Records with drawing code
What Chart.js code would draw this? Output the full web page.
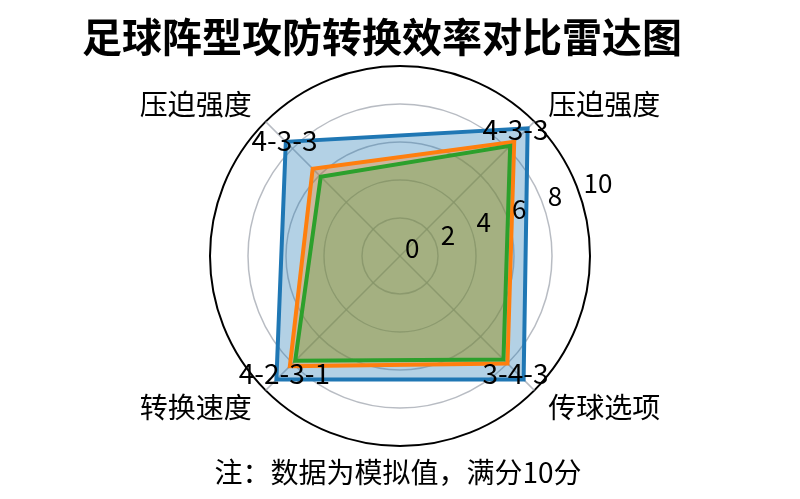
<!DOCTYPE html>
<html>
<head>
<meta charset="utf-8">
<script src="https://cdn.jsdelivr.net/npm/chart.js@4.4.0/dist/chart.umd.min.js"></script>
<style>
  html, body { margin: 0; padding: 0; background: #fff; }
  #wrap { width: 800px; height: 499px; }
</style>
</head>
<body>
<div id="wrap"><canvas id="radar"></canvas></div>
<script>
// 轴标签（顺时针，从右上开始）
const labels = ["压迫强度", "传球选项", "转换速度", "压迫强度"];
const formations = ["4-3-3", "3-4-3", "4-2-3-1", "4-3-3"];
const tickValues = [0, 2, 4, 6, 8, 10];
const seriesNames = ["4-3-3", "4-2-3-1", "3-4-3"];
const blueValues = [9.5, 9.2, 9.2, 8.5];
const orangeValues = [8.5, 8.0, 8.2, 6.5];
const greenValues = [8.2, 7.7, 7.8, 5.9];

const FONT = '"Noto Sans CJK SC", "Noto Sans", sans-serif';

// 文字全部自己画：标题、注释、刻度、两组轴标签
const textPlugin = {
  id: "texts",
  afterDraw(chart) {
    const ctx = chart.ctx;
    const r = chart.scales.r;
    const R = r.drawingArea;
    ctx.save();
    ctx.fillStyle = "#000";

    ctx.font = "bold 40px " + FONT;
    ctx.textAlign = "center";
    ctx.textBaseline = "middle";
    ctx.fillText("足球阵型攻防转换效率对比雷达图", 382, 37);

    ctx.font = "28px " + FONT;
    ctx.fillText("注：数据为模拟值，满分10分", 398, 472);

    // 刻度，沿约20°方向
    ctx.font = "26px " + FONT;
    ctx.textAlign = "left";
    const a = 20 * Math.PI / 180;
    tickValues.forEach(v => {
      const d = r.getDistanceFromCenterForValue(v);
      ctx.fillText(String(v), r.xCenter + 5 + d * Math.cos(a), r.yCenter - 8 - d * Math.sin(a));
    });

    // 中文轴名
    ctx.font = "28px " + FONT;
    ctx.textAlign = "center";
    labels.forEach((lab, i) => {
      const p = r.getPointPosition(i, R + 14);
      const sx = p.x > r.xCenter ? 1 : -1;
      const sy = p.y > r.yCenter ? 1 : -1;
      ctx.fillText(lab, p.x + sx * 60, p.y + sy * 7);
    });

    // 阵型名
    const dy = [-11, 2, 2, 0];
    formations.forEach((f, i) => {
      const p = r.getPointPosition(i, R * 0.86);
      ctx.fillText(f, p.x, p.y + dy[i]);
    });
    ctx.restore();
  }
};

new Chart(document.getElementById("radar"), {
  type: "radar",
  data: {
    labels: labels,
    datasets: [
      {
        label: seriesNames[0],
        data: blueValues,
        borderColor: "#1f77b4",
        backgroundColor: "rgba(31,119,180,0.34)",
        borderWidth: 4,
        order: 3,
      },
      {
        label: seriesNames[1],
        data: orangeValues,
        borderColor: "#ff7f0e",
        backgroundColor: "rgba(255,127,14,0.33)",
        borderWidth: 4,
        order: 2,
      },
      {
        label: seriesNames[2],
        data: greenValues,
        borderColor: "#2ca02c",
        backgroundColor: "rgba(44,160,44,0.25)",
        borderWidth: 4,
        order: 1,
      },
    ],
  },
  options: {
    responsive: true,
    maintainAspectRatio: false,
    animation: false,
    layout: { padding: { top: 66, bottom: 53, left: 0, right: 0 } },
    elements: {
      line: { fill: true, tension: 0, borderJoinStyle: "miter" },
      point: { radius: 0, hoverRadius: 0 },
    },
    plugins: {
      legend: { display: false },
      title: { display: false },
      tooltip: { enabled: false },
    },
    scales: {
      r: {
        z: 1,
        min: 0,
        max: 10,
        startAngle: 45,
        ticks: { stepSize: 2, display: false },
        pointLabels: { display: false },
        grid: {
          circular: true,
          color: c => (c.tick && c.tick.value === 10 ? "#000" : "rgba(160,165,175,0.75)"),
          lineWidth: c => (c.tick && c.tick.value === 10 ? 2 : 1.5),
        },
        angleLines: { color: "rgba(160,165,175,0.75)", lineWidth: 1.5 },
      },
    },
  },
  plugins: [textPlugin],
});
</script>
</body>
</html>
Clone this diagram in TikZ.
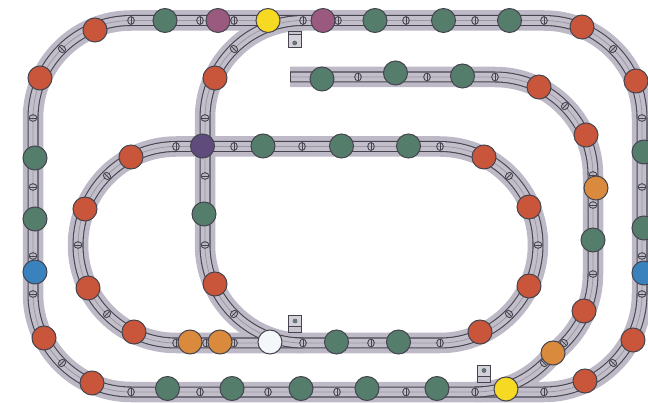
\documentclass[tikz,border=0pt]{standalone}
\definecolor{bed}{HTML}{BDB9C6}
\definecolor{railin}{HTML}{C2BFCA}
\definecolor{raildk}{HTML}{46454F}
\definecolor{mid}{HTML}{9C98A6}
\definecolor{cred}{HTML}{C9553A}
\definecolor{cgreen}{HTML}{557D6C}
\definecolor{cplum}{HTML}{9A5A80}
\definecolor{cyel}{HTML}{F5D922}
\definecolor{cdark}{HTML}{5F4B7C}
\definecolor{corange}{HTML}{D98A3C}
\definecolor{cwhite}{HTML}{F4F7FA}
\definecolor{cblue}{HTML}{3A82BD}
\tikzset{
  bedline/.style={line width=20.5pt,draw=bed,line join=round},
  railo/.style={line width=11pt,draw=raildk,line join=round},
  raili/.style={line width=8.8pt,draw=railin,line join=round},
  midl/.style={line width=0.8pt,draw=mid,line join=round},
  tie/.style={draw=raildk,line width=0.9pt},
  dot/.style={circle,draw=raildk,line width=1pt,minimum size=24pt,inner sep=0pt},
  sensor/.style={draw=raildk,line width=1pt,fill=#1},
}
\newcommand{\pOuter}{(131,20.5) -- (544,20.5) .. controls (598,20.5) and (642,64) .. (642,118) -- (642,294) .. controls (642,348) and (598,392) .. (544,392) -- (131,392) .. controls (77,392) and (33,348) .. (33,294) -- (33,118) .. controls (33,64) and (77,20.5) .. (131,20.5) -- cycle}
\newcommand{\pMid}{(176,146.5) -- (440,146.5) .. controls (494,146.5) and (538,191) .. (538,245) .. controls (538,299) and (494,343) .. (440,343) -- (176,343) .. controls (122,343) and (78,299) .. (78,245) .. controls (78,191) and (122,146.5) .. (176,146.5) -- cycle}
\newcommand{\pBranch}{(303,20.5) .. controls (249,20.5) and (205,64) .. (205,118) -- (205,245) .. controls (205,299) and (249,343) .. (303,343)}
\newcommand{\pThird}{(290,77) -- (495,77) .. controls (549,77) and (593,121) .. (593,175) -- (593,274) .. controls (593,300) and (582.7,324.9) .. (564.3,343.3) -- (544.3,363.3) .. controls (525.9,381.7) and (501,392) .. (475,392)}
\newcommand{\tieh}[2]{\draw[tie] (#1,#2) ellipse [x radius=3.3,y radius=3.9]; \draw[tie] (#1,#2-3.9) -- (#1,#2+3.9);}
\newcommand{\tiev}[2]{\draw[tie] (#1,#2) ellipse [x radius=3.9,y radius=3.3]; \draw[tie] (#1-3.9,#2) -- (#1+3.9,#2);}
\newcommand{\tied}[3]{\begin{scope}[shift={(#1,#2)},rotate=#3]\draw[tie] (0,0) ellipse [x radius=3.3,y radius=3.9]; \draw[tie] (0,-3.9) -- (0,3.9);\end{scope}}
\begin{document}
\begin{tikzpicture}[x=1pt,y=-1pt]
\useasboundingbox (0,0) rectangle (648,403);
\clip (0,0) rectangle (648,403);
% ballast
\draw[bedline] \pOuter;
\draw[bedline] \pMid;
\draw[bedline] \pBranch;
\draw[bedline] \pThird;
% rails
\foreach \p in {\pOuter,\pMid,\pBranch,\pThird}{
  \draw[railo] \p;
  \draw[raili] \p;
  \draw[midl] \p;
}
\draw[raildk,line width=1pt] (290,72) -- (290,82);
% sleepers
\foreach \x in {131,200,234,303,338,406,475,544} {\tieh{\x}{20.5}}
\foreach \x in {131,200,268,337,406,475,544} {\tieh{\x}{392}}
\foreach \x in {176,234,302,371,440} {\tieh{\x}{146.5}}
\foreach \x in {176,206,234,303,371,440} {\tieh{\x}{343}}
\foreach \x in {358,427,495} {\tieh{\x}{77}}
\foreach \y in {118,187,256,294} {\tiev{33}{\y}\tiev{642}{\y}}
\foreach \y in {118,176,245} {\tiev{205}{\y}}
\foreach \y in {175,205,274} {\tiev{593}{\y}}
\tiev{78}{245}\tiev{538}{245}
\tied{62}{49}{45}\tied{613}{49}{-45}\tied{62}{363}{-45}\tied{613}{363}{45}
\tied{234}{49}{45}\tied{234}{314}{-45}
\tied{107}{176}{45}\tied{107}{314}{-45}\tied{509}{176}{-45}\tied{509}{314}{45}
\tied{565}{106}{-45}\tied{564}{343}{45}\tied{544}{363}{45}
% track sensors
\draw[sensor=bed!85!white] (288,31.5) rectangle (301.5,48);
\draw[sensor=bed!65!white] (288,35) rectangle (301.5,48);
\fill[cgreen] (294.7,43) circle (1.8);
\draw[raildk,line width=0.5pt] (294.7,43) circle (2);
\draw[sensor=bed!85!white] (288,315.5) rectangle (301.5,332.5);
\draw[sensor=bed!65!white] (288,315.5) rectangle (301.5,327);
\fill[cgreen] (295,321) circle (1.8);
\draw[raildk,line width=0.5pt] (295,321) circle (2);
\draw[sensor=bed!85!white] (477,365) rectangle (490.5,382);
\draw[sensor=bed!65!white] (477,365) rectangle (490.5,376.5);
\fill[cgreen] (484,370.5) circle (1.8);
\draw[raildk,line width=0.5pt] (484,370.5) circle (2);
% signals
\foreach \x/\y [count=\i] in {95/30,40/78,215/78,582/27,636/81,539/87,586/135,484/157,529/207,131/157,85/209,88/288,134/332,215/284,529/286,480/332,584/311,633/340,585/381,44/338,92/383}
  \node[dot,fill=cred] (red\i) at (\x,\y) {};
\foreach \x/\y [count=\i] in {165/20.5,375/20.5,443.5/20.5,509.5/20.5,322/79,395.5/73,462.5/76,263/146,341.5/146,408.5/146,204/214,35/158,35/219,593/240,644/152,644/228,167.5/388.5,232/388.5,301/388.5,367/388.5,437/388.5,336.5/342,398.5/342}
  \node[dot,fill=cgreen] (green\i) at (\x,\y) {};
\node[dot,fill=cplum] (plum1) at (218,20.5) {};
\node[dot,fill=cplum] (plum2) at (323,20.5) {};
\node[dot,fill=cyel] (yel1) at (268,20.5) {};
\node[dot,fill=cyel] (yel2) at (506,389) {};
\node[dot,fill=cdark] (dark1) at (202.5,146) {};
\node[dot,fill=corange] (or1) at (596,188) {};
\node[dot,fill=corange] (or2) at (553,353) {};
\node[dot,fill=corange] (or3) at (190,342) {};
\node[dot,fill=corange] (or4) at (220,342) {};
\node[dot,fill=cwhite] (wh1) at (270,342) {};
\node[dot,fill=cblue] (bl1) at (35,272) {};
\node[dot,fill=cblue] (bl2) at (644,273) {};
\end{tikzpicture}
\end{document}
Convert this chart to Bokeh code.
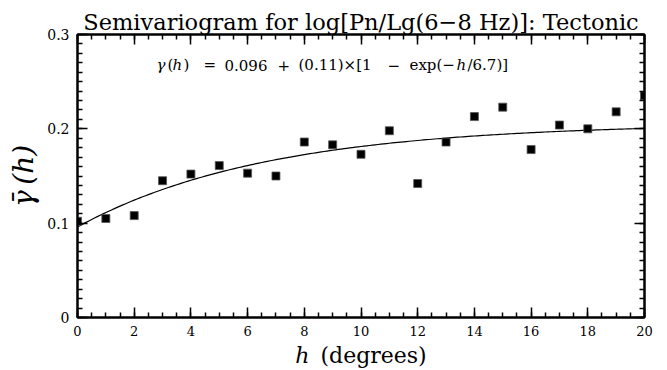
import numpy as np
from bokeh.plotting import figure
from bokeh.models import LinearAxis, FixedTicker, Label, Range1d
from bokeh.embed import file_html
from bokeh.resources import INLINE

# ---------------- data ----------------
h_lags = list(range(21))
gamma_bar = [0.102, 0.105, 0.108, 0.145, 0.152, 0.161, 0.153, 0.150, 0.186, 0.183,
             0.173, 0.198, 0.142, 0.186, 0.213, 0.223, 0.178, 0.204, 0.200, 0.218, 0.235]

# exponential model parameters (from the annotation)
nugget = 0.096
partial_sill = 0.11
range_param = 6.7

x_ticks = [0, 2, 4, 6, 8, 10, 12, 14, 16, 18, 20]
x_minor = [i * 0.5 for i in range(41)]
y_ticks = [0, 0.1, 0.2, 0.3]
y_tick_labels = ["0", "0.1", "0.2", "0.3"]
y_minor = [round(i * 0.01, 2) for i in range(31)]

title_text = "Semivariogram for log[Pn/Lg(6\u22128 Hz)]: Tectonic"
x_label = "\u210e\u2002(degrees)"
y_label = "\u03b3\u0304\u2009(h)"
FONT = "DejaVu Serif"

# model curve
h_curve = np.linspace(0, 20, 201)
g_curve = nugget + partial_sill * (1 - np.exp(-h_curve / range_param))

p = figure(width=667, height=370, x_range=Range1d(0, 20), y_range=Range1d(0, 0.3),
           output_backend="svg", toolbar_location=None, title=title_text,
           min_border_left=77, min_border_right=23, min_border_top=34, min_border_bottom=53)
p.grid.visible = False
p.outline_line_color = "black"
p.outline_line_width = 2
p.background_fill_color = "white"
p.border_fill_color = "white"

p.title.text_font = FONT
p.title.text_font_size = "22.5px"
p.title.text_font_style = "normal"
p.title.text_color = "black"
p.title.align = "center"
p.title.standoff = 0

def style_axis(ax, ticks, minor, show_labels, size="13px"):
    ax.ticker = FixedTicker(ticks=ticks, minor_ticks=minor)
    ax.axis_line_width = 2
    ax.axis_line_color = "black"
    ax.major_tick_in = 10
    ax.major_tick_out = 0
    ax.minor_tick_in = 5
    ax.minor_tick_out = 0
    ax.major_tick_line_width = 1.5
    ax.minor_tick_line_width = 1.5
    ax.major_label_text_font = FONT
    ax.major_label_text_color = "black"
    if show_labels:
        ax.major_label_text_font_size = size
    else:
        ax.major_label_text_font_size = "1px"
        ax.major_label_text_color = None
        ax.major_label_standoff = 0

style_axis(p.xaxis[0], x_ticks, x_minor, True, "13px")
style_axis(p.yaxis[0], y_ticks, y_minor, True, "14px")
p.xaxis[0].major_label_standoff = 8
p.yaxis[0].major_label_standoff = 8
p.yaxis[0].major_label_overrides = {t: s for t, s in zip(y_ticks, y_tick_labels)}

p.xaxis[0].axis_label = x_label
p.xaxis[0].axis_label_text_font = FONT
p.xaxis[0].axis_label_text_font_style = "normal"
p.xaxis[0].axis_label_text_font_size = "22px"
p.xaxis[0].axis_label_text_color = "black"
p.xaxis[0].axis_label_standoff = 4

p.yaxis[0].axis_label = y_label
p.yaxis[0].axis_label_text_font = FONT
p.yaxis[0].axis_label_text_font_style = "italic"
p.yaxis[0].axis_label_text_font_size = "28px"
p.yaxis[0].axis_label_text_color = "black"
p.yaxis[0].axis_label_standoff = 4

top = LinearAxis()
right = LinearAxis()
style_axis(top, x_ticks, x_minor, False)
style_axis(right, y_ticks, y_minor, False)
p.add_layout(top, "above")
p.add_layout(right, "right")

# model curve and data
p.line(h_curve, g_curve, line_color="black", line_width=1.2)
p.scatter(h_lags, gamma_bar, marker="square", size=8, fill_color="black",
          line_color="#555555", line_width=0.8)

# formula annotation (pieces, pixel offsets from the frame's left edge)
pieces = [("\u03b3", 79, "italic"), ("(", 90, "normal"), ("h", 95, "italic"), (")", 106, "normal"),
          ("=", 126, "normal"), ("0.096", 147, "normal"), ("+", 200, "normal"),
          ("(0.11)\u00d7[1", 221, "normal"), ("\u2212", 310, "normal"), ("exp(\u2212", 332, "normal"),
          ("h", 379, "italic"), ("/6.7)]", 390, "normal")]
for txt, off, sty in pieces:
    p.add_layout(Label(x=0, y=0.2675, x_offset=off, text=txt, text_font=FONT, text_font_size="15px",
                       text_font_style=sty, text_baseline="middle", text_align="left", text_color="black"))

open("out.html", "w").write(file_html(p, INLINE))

→ REQUIREMENT
Scan the lines for the string "this". Pick out every line that has it.

→ ANSWER TO THE EXERCISE
What Chart.js code would draw this? Output the full web page.
Clone this diagram in TikZ.
Convert this chart to Bokeh code.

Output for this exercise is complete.